I was sad to reach the end of the river because I knew the weather was going to affect my mood when I did. We got out of the boat, still soaked to the bone and freezing cold, but not excited by the prospect of hiking at least 1.5km to a Mayan site, then back down, up to a waterfall where we could finally eat, and then, at least 5km after that, all through the jungle, to reach our cabins where we could acquire (hypothetically) warm showers and dry clothes. To make matters worse, we had to wear our life jackets, our helmets and carry our oars the entire way, and my shoes were not staying on.
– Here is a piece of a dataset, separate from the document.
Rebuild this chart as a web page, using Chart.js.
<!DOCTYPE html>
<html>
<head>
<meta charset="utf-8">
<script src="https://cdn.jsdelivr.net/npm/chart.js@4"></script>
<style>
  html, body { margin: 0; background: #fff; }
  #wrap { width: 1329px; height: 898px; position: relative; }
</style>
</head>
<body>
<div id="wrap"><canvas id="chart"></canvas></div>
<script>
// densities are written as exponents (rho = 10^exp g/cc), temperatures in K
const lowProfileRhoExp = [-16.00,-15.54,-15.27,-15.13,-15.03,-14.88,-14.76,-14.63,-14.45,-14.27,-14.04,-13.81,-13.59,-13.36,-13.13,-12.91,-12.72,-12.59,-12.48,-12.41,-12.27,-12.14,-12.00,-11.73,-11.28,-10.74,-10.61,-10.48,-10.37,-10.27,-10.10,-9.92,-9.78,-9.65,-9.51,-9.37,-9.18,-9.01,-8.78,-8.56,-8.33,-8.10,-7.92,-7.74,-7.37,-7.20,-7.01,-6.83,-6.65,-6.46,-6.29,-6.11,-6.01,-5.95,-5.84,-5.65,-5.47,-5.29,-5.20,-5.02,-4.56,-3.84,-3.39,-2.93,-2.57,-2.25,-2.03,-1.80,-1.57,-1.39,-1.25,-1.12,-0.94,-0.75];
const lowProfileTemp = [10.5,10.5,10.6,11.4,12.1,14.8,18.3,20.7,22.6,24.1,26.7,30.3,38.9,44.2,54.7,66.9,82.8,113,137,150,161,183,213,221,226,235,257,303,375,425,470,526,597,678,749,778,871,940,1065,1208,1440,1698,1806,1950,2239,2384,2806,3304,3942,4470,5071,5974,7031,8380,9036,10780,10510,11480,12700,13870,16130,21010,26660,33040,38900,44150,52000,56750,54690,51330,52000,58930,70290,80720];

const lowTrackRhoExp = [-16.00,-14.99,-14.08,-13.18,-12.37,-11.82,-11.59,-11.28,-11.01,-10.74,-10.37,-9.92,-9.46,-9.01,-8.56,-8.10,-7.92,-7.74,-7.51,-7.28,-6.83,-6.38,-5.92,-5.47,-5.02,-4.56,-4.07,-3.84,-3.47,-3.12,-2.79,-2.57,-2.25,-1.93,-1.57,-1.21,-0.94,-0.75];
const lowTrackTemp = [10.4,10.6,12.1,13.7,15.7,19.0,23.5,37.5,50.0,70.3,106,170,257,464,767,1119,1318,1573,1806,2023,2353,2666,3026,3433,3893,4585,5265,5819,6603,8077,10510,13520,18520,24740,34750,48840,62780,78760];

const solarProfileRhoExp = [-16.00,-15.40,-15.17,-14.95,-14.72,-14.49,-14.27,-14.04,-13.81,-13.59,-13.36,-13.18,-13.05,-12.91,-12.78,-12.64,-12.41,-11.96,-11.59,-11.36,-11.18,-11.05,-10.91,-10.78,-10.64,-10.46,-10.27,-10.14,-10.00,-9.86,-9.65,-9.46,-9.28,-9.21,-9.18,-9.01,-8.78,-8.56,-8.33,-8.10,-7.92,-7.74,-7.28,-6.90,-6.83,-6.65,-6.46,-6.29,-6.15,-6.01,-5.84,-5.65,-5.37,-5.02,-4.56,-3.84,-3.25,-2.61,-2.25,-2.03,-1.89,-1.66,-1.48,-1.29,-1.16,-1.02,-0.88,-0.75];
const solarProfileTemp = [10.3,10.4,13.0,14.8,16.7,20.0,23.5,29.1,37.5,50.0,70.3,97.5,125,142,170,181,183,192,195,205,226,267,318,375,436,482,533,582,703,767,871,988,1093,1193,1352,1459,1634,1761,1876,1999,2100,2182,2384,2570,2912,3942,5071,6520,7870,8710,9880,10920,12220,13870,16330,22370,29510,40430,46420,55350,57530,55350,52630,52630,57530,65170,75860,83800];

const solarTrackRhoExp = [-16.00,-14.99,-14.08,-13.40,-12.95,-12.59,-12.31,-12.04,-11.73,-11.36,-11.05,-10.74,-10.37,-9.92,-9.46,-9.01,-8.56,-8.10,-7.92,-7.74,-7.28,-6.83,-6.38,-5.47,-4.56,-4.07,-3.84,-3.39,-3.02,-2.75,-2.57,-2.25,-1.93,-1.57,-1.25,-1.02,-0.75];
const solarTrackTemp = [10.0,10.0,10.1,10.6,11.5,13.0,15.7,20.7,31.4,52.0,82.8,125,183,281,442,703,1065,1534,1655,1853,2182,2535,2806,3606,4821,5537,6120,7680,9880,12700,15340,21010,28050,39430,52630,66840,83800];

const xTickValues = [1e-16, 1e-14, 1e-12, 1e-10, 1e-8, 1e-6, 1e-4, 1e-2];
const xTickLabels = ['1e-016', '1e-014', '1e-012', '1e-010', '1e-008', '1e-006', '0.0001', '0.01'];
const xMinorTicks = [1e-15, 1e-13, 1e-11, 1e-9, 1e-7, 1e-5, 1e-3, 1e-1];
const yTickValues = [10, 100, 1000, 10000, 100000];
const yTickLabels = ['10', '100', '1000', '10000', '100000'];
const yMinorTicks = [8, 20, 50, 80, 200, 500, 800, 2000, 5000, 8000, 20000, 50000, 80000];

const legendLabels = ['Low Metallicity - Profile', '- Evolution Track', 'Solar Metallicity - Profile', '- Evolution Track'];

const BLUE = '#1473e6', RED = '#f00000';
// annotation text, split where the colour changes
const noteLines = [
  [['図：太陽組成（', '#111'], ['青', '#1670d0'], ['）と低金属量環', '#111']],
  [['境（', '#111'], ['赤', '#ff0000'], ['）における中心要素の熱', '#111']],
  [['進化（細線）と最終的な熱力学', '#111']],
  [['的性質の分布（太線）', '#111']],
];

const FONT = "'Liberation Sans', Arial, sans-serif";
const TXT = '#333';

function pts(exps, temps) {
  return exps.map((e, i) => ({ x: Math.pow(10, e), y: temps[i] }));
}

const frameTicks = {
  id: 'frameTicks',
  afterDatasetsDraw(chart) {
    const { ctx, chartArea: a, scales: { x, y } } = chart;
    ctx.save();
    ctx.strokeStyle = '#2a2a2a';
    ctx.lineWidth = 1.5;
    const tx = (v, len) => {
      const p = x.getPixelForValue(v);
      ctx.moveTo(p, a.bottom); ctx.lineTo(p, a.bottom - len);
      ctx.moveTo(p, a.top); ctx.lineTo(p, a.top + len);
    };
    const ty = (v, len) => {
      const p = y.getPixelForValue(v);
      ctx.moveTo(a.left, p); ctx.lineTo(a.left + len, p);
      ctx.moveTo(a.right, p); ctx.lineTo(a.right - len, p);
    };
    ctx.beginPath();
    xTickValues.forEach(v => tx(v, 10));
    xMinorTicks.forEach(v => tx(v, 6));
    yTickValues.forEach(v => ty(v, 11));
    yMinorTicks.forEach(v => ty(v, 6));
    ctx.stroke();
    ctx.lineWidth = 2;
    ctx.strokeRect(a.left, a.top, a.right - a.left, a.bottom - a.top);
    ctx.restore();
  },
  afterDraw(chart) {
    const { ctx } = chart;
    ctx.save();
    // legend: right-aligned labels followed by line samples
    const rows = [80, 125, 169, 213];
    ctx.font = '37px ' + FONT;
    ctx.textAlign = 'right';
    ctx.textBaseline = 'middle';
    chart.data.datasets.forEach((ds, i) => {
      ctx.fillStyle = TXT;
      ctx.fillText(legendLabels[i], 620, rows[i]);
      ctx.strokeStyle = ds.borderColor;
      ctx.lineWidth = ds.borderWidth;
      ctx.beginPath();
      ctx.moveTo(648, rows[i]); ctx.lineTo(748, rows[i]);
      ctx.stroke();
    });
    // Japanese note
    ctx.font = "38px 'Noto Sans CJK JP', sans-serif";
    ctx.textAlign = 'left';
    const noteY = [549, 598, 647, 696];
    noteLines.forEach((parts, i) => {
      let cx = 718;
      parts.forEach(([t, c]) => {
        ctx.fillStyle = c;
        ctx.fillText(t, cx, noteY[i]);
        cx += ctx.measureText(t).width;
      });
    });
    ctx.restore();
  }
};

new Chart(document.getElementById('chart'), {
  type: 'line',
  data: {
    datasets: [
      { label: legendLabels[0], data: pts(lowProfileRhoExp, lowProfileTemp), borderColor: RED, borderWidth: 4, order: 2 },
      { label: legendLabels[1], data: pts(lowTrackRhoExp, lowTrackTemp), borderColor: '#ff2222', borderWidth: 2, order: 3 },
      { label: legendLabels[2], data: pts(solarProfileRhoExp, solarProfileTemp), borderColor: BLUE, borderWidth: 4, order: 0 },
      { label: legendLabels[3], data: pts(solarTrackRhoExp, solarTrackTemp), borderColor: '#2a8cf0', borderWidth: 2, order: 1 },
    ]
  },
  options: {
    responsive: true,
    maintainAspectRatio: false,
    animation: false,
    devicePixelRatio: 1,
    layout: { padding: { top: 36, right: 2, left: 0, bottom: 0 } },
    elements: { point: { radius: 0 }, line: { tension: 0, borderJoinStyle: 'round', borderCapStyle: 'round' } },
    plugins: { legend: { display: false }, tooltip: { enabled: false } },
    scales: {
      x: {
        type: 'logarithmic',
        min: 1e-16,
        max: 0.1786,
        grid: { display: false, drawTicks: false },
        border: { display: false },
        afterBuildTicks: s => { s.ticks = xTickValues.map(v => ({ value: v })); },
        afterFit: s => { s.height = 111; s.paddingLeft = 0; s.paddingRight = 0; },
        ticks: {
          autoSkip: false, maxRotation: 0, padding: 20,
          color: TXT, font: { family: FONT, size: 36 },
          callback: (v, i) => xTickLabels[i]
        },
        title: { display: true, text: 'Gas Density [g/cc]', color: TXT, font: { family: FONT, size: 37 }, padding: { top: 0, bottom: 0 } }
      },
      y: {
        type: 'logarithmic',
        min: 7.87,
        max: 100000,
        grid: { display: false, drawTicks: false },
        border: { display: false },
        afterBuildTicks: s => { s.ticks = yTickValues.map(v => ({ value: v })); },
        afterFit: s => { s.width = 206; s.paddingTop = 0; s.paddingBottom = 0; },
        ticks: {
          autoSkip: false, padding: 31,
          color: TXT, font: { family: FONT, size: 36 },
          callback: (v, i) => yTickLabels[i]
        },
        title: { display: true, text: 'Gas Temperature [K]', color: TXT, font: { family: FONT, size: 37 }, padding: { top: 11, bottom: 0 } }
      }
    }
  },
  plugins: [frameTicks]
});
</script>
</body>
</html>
My feet slid around in them effortlessly, lubricated by water, mud, and blood from the many sticks that stabbed into them. Who would be in a good mood facing that kind of prospect?
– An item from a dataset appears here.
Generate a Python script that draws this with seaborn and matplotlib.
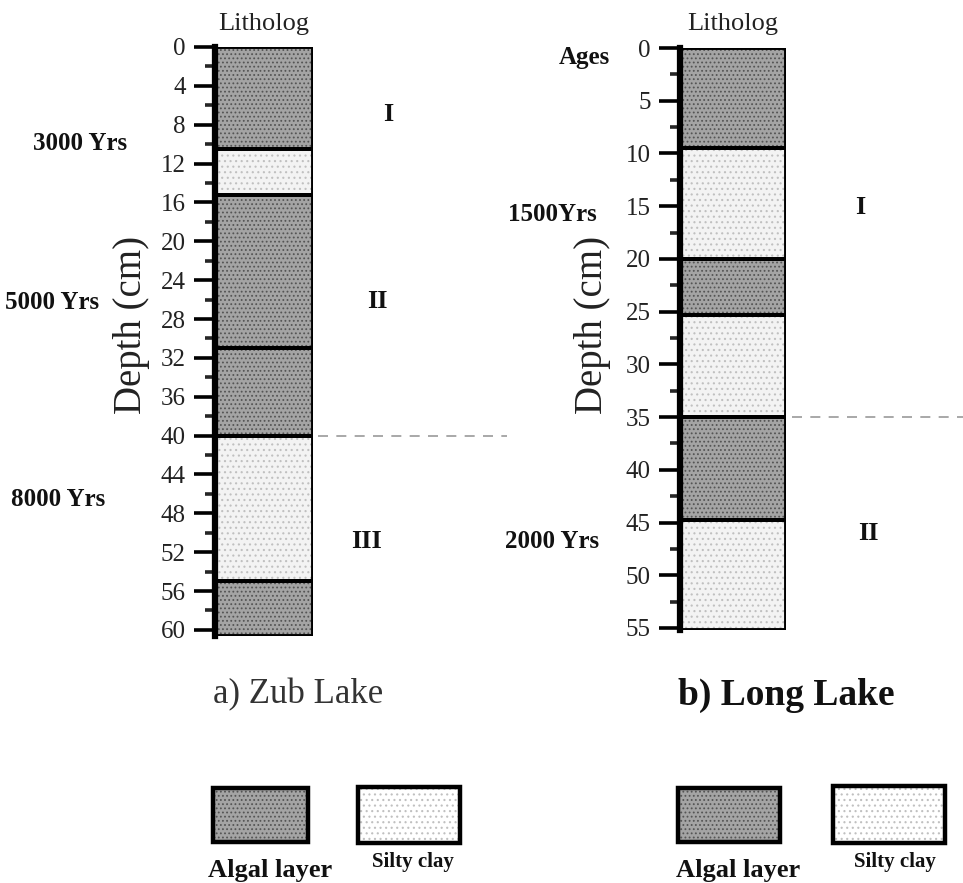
import matplotlib
matplotlib.use("Agg")
import matplotlib.pyplot as plt
import matplotlib.transforms as mtransforms
from matplotlib.patches import Rectangle
import pandas as pd
import seaborn as sns

# ---------------- data ----------------
zub_tops = [0, 10.5, 15.2, 31, 40, 55]
zub_bottoms = [10.5, 15.2, 31, 40, 55, 60.6]
zub_types = ["Algal layer", "Silty clay", "Algal layer", "Algal layer", "Silty clay", "Algal layer"]
zub_ticks = list(range(0, 61, 4))
zub_ages = ["3000 Yrs", "5000 Yrs", "8000 Yrs"]
zub_age_depths = [9.9, 26.3, 46.6]
zub_zones = ["I", "II", "III"]
zub_zone_depths = [7.0, 26.2, 50.9]
zub_boundary = 40

long_tops = [0, 9.5, 20, 25.3, 35, 44.8]
long_bottoms = [9.5, 20, 25.3, 35, 44.8, 55.2]
long_types = ["Algal layer", "Silty clay", "Algal layer", "Silty clay", "Algal layer", "Silty clay"]
long_ticks = list(range(0, 56, 5))
long_ages = ["Ages", "1500Yrs", "2000 Yrs"]
long_age_depths = [0.9, 15.8, 46.8]
long_zones = ["I", "II"]
long_zone_depths = [15.1, 46.0]
long_boundary = 35

legend_labels = ["Algal layer", "Silty clay"]

# ---------------- style ----------------
sns.set_theme(style="white")
plt.rcParams["font.family"] = ["Liberation Serif", "DejaVu Serif"]
plt.rcParams["hatch.linewidth"] = 0.8

STYLE = {
    "Algal layer": dict(face="#a4a4a4", hatch="....", hcol="#555555"),
    "Silty clay": dict(face="#f3f3f3", hatch="...", hcol="#c0c0c0"),
}

fig = plt.figure(figsize=(9.63, 8.83), dpi=100)
fig.patch.set_facecolor("white")


def draw_column(ax, tops, bottoms, types, ticks, ylim_bottom, minor_step):
    df = pd.DataFrame({"top": tops, "bottom": bottoms, "type": types})
    df["thick"] = df["bottom"] - df["top"]
    for _, r in df.iterrows():
        s = STYLE[r["type"]]
        ax.bar(0.5, r["thick"], bottom=r["top"], width=1.0, color=s["face"],
               hatch=s["hatch"], edgecolor=s["hcol"], linewidth=0, zorder=1)
        ax.bar(0.5, r["thick"], bottom=r["top"], width=1.0, fill=False,
               edgecolor="black", linewidth=2.8, zorder=2)
    ax.set_xlim(0, 1)
    ax.set_ylim(ylim_bottom, 0)
    ax.set_xticks([])
    ax.set_yticks(ticks)
    ax.set_yticks([t + minor_step for t in ticks[:-1]], minor=True)
    ax.tick_params(axis="y", which="major", direction="out", length=15, width=2.6,
                   labelsize=18, pad=6, left=True, colors="black")
    ax.tick_params(axis="y", which="minor", direction="out", length=7.5, width=2.6, left=True)
    sns.despine(ax=ax, top=True, right=True, bottom=True, left=False)
    ax.spines["left"].set_linewidth(4.5)
    ax.spines["left"].set_color("black")
    ax.set_facecolor("none")
    for lab in ax.get_yticklabels():
        lab.set_color("#222222")


# ---- Zub Lake ----
ax1 = fig.add_axes([0.2233, 0.2800, 0.1018, 0.6668])
draw_column(ax1, zub_tops, zub_bottoms, zub_types, zub_ticks, 60.6, 2)
tr1 = mtransforms.blended_transform_factory(ax1.transAxes, ax1.transData)
for lab, d, x in zip(zub_ages, zub_age_depths, [-1.38, -1.66, -1.6]):
    ax1.text(x, d, lab, transform=tr1, ha="center", va="center",
             fontsize=18, fontweight="bold", color="#111111")
for lab, d, x in zip(zub_zones, zub_zone_depths, [1.77, 1.66, 1.54]):
    ax1.text(x, d, lab, transform=tr1, ha="center", va="center",
             fontsize=19, fontweight="bold", color="#111111")
ax1.plot([1.05, 2.98], [zub_boundary, zub_boundary], transform=tr1, clip_on=False,
         color="#999999", lw=1.2, dashes=(6, 5))

# ---- Long Lake ----
ax2 = fig.add_axes([0.7061, 0.2864, 0.1101, 0.6592])
draw_column(ax2, long_tops, long_bottoms, long_types, long_ticks, 55.2, 2.5)
tr2 = mtransforms.blended_transform_factory(ax2.transAxes, ax2.transData)
for lab, d, x in zip(long_ages, long_age_depths, [-0.90, -1.20, -1.21]):
    ax2.text(x, d, lab, transform=tr2, ha="center", va="center",
             fontsize=18, fontweight="bold", color="#111111")
for lab, d, x in zip(long_zones, long_zone_depths, [1.70, 1.78]):
    ax2.text(x, d, lab, transform=tr2, ha="center", va="center",
             fontsize=19, fontweight="bold", color="#111111")
ax2.plot([1.06, 2.8], [long_boundary, long_boundary], transform=tr2, clip_on=False,
         color="#999999", lw=1.2, dashes=(6, 5))

# ---- titles / labels ----
W, H = 963.0, 883.0
def fx(px):
    return px / W
def fy(py):
    return 1 - py / H

fig.text(fx(264), fy(24), "Litholog", ha="center", va="center", fontsize=19, color="#222222")
fig.text(fx(733), fy(24), "Litholog", ha="center", va="center", fontsize=19, color="#222222")
fig.text(fx(132), fy(325), "Depth (cm)", ha="center", va="center", rotation=90, fontsize=28, color="#222222")
fig.text(fx(592), fy(325), "Depth (cm)", ha="center", va="center", rotation=90, fontsize=28, color="#222222")
fig.text(fx(298), fy(695), "a) Zub Lake", ha="center", va="center", fontsize=25, color="#333333")
fig.text(fx(786), fy(695), "b) Long Lake", ha="center", va="center", fontsize=27,
         fontweight="bold", color="#111111")

# ---- legends ----
boxes = [
    (213, 788, 308, 842, legend_labels[0], 270, 870, 19),
    (358, 787, 460, 843, legend_labels[1], 413, 862, 15),
    (678, 788, 780, 842, legend_labels[0], 738, 870, 19),
    (833, 786, 945, 843, legend_labels[1], 895, 862, 15),
]
for x0, y0, x1, y1, lab, tx, ty, fs in boxes:
    s = STYLE[lab]
    rect = Rectangle((fx(x0), fy(y1)), fx(x1) - fx(x0), fy(y0) - fy(y1),
                     transform=fig.transFigure, facecolor=s["face"] if lab == "Algal layer" else "white",
                     hatch=s["hatch"], edgecolor=s["hcol"], linewidth=0)
    fig.add_artist(rect)
    rect2 = Rectangle((fx(x0), fy(y1)), fx(x1) - fx(x0), fy(y0) - fy(y1),
                      transform=fig.transFigure, fill=False, edgecolor="black", linewidth=3.2)
    fig.add_artist(rect2)
    fig.text(fx(tx), fy(ty), lab, ha="center", va="center", fontsize=fs,
             fontweight="bold", color="#111111")

fig.savefig("out.png", dpi=100, facecolor="white")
Still, we all sucked it up. Lacanja, the Mayan site was undeniably beautiful for its setting, and as the last site we are visiting on the trip, I felt compelled to appreciate it through what I had learned this semester. After awhile, my teeth stopped chattering and things weren’t so bad. We stopped at a beautiful waterfall we were all too cold to swim in and ate a lunch of delicious cheese, watermelon, Ate de Frutas, which is a fruit-mash-pectin-gel-substance that is great and olives. Some of my classmates played the old ROPES game of passing the team through a spider web with the waterfall setting for beautiful pictures. I changed into my semi-dry clothes, relaxed, and enjoyed myself watching them have fun too. The hike back was long, but enjoyable, and I felt like Raymond K.K.K.K. Hessel after my shower- I will never feel so clean in my life again.